We are pleased to be able to honor them in this issue—and in person, at an induction dinner at the Minneapolis Hilton hotel on July 24 (details).
We are especially pleased that they and all of the previously inducted members will be permanently enshrined this fall in a physical Minnesota Business Hall of Fame at the University of Minnesota’s Carlson School of Management, where Dean Allison Blake is committed to creating ties among students, faculty, and Minnesota’s business community.
Next to the skyway that connects the school’s soon-to-open undergraduate building and its existing building, the accomplishments of each member will be commemorated on a plaque, and the stories of their achievements that have appeared in Twin Cities Business will be available to read electronically. We also expect to show highlights from recent induction dinners on a video screen.

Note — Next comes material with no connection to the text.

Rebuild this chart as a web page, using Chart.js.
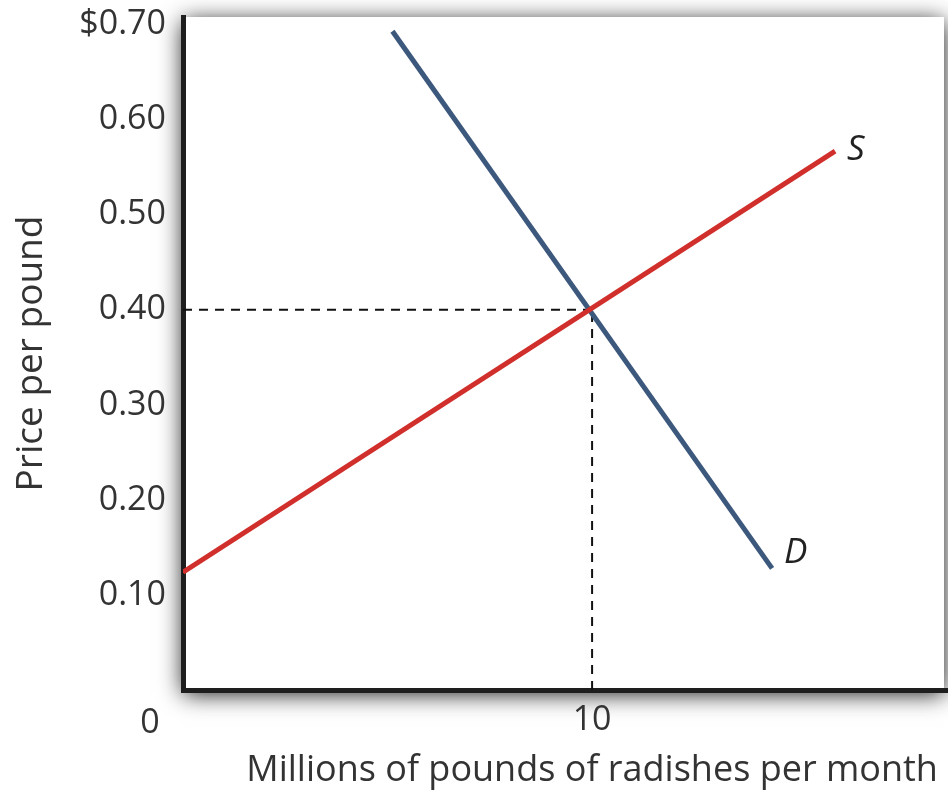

Thanks to contributions by companies associated with Hall of Fame members, families of members, and the company that publishes this magazine, an endowment will allow new inductees to be added to the display for decades to come. They will join this year’s inductees and the following distinguished members.
Al Annexstad , who joined Federated Insurance of Owatonna as a sales representative, and in the next 17 years opened offices in five states and doubled the number of Federated clients in the South. From the time he became CEO in 1999 until his induction in 2006, he built Federated into a company with $4.5 billion in assets, annual premiums of $1.4 billion, and a surplus of nearly $1.5 billion.
Elmer L. Andersen , newspaper owner, one-time governor, and long-time chairman of H. B. Fuller. Anderson, who died at age 95 in November 2004, was known for setting and achieving ambitious goals at Fuller. His favorite newspaper task was writing editorials.